Techniek in transitie
De JA-kranen waren slanker dankzij de gelaste kokerbouw, een giek belast op knik en uitgebalanceerd met een beweegbaar tegengewicht aan de achterzijde van de torenbouw. De bovenbouw droeg het kantelmoment van de last over op het portaal en kon daarom veel lichter gebouwd worden dan de generatie kranen ervoor. Voor een overdracht van het kantelmoment zoals op de recente HA-kranen was men nog wat huiverachtig aangezien bij dat systeem veel kinderziekte kwamen kijken die nog maar sinds kort verteerd waren. Het kantel momenten van de bovenbouw bij de JA-kraan kwam terecht in het portaal via een zuil van ca. 5 meter lang, deze was centraal onder de bovenbouw gelast en steunde op 2 niveaus op het portaal.
In de praktijk bleek dat het geheel van de kraan toch te zwaar uitviel voor de tot dan gebruikelijke kraanspoorondersteuning met houten dwarsliggers, met gevolg dat de kraanrail aan landzijde op enkele maanden tijd met meer dan 5 centimeter verzakt was.
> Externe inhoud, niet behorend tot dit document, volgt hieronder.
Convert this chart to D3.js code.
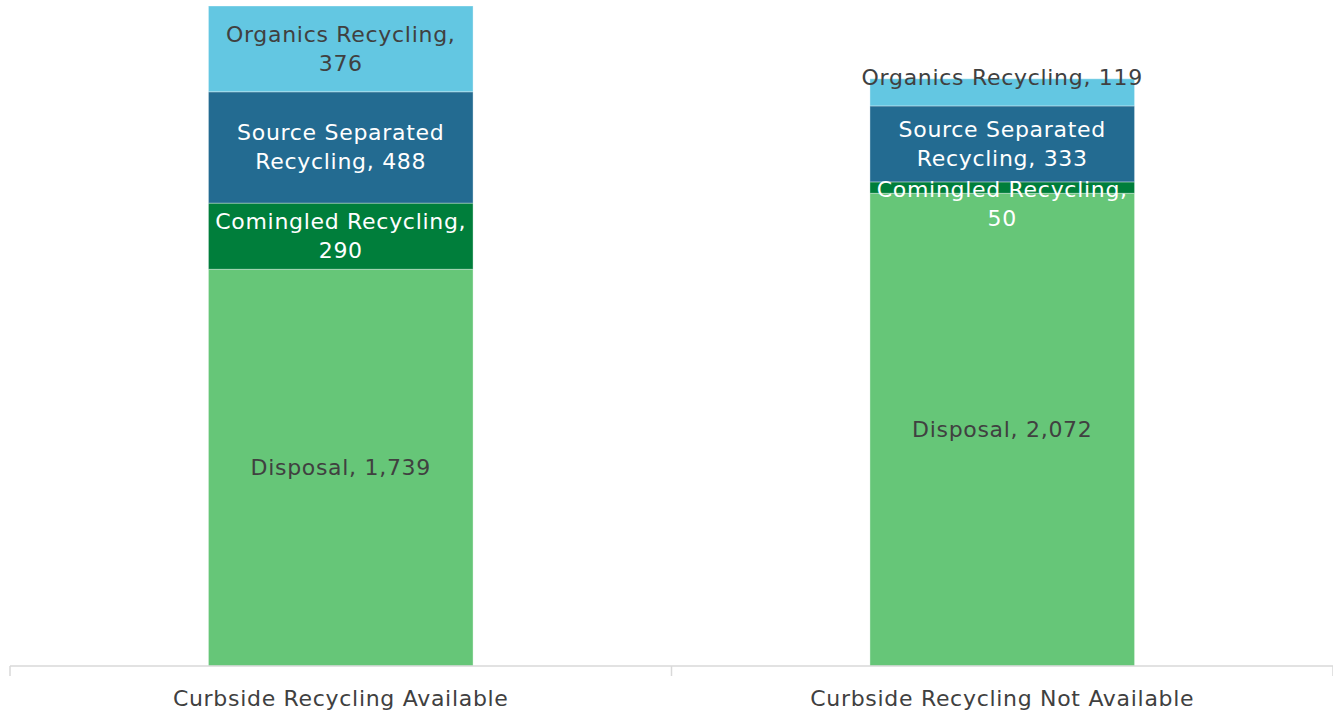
<!DOCTYPE html>
<html>
<head>
<meta charset="utf-8">
<script src="https://cdn.jsdelivr.net/npm/d3@7"></script>
<style>
  body { margin: 0; background: #fff; }
  svg text { font-family: "DejaVu Sans", sans-serif; letter-spacing: 0.7px; }
</style>
</head>
<body>
<div id="chart"></div>
<script>
// data
const categories = ['Curbside Recycling Available', 'Curbside Recycling Not Available'];
const seriesNames = ['Disposal', 'Comingled Recycling', 'Source Separated Recycling', 'Organics Recycling'];
const disposal = [1739, 2072];
const comingled = [290, 50];
const sourceSeparated = [488, 333];
const organics = [376, 119];

const seriesValues = [disposal, comingled, sourceSeparated, organics];
const colors = ['#66c678', '#007e3b', '#236b91', '#63c7e2'];
const labelColors = ['#404040', '#ffffff', '#ffffff', '#404040'];

const width = 1333, height = 714;
const fontSize = 22, lineH = 29;

const svg = d3.select('#chart').append('svg')
  .attr('width', width)
  .attr('height', height);

// stacked rows
const rows = categories.map((c, i) => {
  const r = { cat: c };
  seriesNames.forEach((s, j) => { r[s] = seriesValues[j][i]; });
  return r;
});
const stacked = d3.stack().keys(seriesNames)(rows);

const x = d3.scaleBand()
  .domain(categories)
  .range([10, 1333])
  .paddingInner(0.6)
  .paddingOuter(0.3);

const maxTotal = d3.max(rows, r => d3.sum(seriesNames, s => r[s]));
const y = d3.scaleLinear().domain([0, maxTotal]).range([666, 6]);

// bars
stacked.forEach((layer, j) => {
  svg.append('g')
    .selectAll('rect')
    .data(layer)
    .enter()
    .append('rect')
    .attr('x', d => x(d.data.cat))
    .attr('y', d => y(d[1]))
    .attr('width', x.bandwidth())
    .attr('height', d => y(d[0]) - y(d[1]))
    .attr('fill', colors[j])
    .attr('stroke', '#ffffff')
    .attr('stroke-opacity', 0.35)
    .attr('stroke-width', 1);
});

// axis
const step = x.step();
const axis = svg.append('g').attr('transform', 'translate(0,666)');
axis.append('line')
  .attr('x1', 10).attr('x2', 1333)
  .attr('y1', 0).attr('y2', 0)
  .attr('stroke', '#d9d9d9').attr('stroke-width', 1.5);
const tickXs = [10].concat(categories.map(c => x(c) - x.paddingOuter() * step + step));
axis.selectAll('.tk')
  .data(tickXs)
  .enter()
  .append('line')
  .attr('x1', d => d).attr('x2', d => d)
  .attr('y1', 0).attr('y2', 10)
  .attr('stroke', '#d9d9d9').attr('stroke-width', 1.5);
axis.selectAll('.cat')
  .data(categories)
  .enter()
  .append('text')
  .attr('x', d => x(d) + x.bandwidth() / 2)
  .attr('y', 32)
  .attr('text-anchor', 'middle')
  .attr('dominant-baseline', 'central')
  .attr('font-size', fontSize)
  .attr('fill', '#404040')
  .text(d => d);

// label helpers
const measure = svg.append('text').attr('font-size', fontSize).attr('visibility', 'hidden');
function textW(s) { measure.text(s); return measure.node().getComputedTextLength(); }
function wrap(s, maxW) {
  const words = s.split(' ');
  const lines = [];
  let cur = '';
  words.forEach(w => {
    const t = cur ? cur + ' ' + w : w;
    if (cur && textW(t) > maxW) { lines.push(cur); cur = w; } else { cur = t; }
  });
  lines.push(cur);
  return lines;
}
// excel-style nudges for labels that do not fit their segment
const noWrap = { 'Organics Recycling|1': true };
const labelShift = { 'Organics Recycling|1': -15, 'Comingled Recycling|1': 16 };

stacked.forEach((layer, j) => {
  layer.forEach((d, i) => {
    const s = seriesNames[j];
    const key = s + '|' + i;
    const txt = s + ', ' + d3.format(',')(seriesValues[j][i]);
    const lines = noWrap[key] ? [txt] : wrap(txt, x.bandwidth() - 4);
    const cy = (y(d[0]) + y(d[1])) / 2 + (labelShift[key] || 0);
    const t = svg.append('text')
      .attr('text-anchor', 'middle')
      .attr('font-size', fontSize)
      .attr('fill', labelColors[j]);
    lines.forEach((ln, k) => {
      t.append('tspan')
        .attr('x', x(d.data.cat) + x.bandwidth() / 2)
        .attr('y', cy + (k - (lines.length - 1) / 2) * lineH)
        .attr('dominant-baseline', 'central')
        .text(ln);
    });
  });
});
measure.remove();
</script>
</body>
</html>
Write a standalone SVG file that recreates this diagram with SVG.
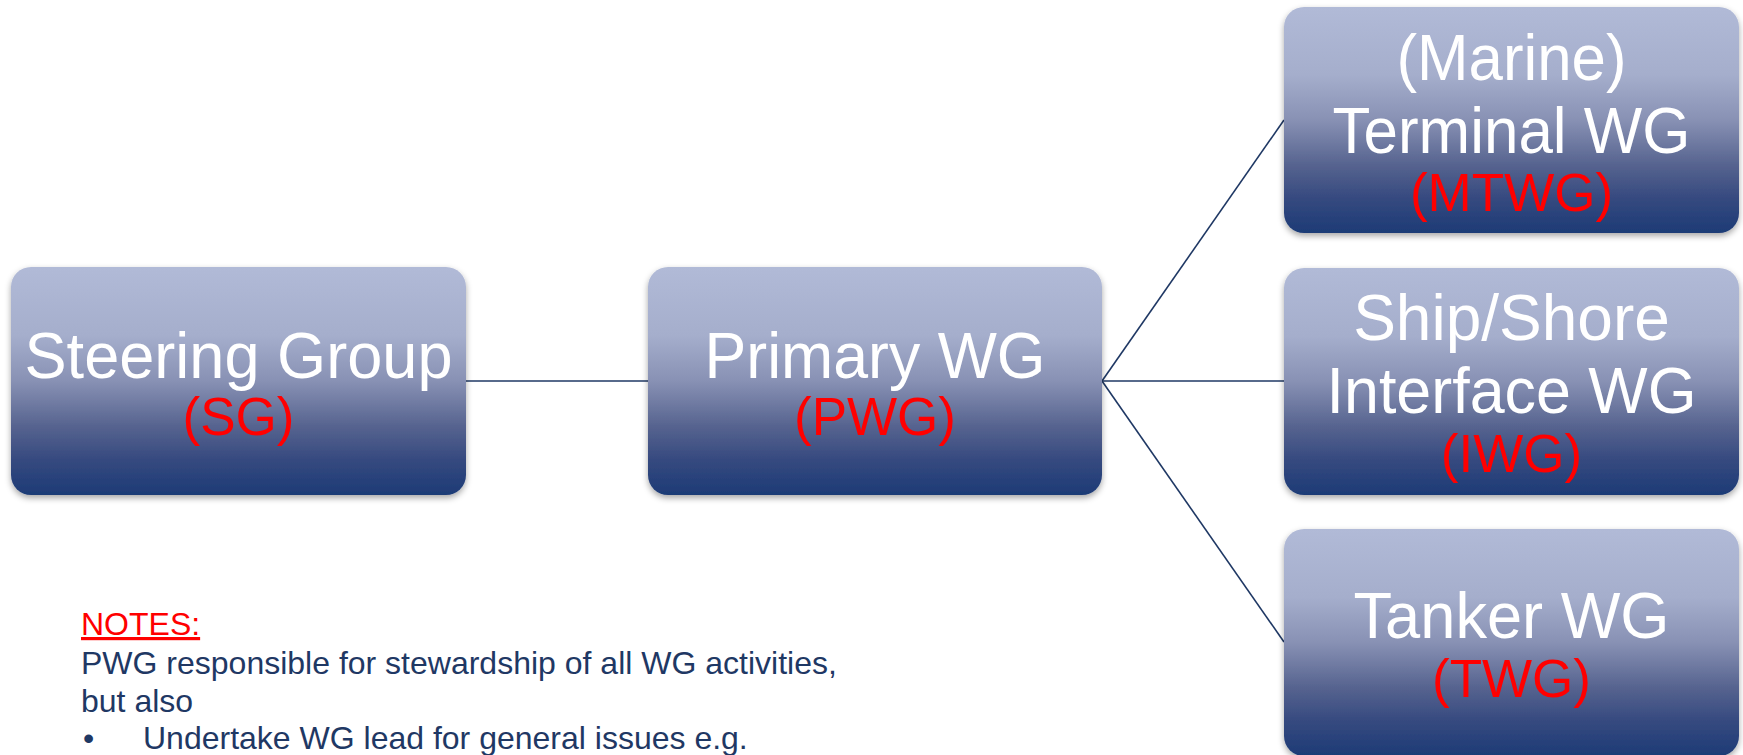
<svg xmlns="http://www.w3.org/2000/svg" width="1743" height="755" viewBox="0 0 1743 755">
  <defs>
    <linearGradient id="boxGrad" x1="0" y1="0" x2="0" y2="1">
      <stop offset="0" stop-color="#B1BAD7"/>
      <stop offset="0.3" stop-color="#A5AECC"/>
      <stop offset="0.5" stop-color="#8891B4"/>
      <stop offset="0.7" stop-color="#56638F"/>
      <stop offset="0.85" stop-color="#35497F"/>
      <stop offset="1" stop-color="#1D3B76"/>
    </linearGradient>
    <filter id="shadow" x="-5%" y="-5%" width="110%" height="115%">
      <feDropShadow dx="0" dy="3" stdDeviation="3" flood-color="#000" flood-opacity="0.35"/>
    </filter>
  </defs>
  <style>
    .box { fill: url(#boxGrad); filter: url(#shadow); }
    .main { font-family: "Liberation Sans", Arial, sans-serif; font-size: 64px; fill: #FFFFFF; text-anchor: middle; }
    .abbr { font-family: "Liberation Sans", Arial, sans-serif; font-size: 53px; fill: #FF0000; text-anchor: middle; }
    .conn { stroke: #1F3864; stroke-width: 1.6; fill: none; }
    .note { font-family: "Liberation Sans", Arial, sans-serif; font-size: 32px; fill: #1F3864; }
    .noteHead { font-family: "Liberation Sans", Arial, sans-serif; font-size: 32px; fill: #FF0000; text-decoration: underline; }
  </style>
  <rect width="1743" height="755" fill="#FFFFFF"/>

  <g id="connectors">
    <line class="conn" x1="466" y1="381" x2="648" y2="381"/>
    <line class="conn" x1="1102" y1="381" x2="1284" y2="120"/>
    <line class="conn" x1="1102" y1="381" x2="1284" y2="381"/>
    <line class="conn" x1="1102" y1="381" x2="1284" y2="642"/>
  </g>

  <g id="node-sg">
    <rect class="box" x="11" y="267" width="455" height="228" rx="20" ry="20"/>
    <text class="main" x="238.5" y="378" textLength="428" lengthAdjust="spacingAndGlyphs">Steering Group</text>
    <text class="abbr" x="238.5" y="435">(SG)</text>
  </g>

  <g id="node-pwg">
    <rect class="box" x="648" y="267" width="454" height="228" rx="20" ry="20"/>
    <text class="main" x="875" y="378" textLength="341" lengthAdjust="spacingAndGlyphs">Primary WG</text>
    <text class="abbr" x="875" y="435">(PWG)</text>
  </g>

  <g id="node-mtwg">
    <rect class="box" x="1284" y="7" width="455" height="226" rx="20" ry="20"/>
    <text class="main" x="1511.5" y="80" textLength="230" lengthAdjust="spacingAndGlyphs">(Marine)</text>
    <text class="main" x="1511.5" y="153" textLength="358" lengthAdjust="spacingAndGlyphs">Terminal WG</text>
    <text class="abbr" x="1511.5" y="211">(MTWG)</text>
  </g>

  <g id="node-iwg">
    <rect class="box" x="1284" y="268" width="455" height="227" rx="20" ry="20"/>
    <text class="main" x="1511.5" y="340">Ship/Shore</text>
    <text class="main" x="1511.5" y="413" textLength="370" lengthAdjust="spacingAndGlyphs">Interface WG</text>
    <text class="abbr" x="1511.5" y="472">(IWG)</text>
  </g>

  <g id="node-twg">
    <rect class="box" x="1284" y="529" width="455" height="227" rx="20" ry="20"/>
    <text class="main" x="1511.5" y="638" textLength="316" lengthAdjust="spacingAndGlyphs">Tanker WG</text>
    <text class="abbr" x="1511.5" y="697">(TWG)</text>
  </g>

  <g id="notes">
    <text class="noteHead" x="81" y="635">NOTES:</text>
    <text class="note" x="81" y="674">PWG responsible for stewardship of all WG activities,</text>
    <text class="note" x="81" y="712">but also</text>
    <text class="note" x="83" y="749">•</text>
    <text class="note" x="143" y="749">Undertake WG lead for general issues e.g.</text>
  </g>
</svg>
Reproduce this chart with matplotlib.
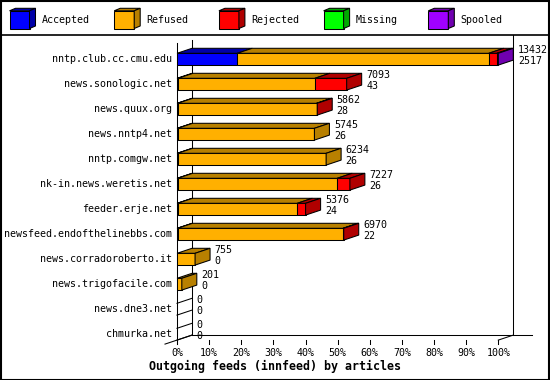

De goede werking van de kranen werd in gevaar gebracht, en daarom moest er een nieuwe kraanbaan met een grotere draagkracht worden aangelegd.
De JA-kranen droegen bij tot praktisch een verdubbeling van de productiviteit in stukgoedoverslag van de betrokken kaaien, per shift was meer dan 600 ton courant haalbaar. Zo’n 30 jaar later verdween op de zuidkaaien van het Leopolddok de stukgoedactiviteit voor de behandeling van massagoederen. De JA-kranen moesten op hun beurt plaats ruimen.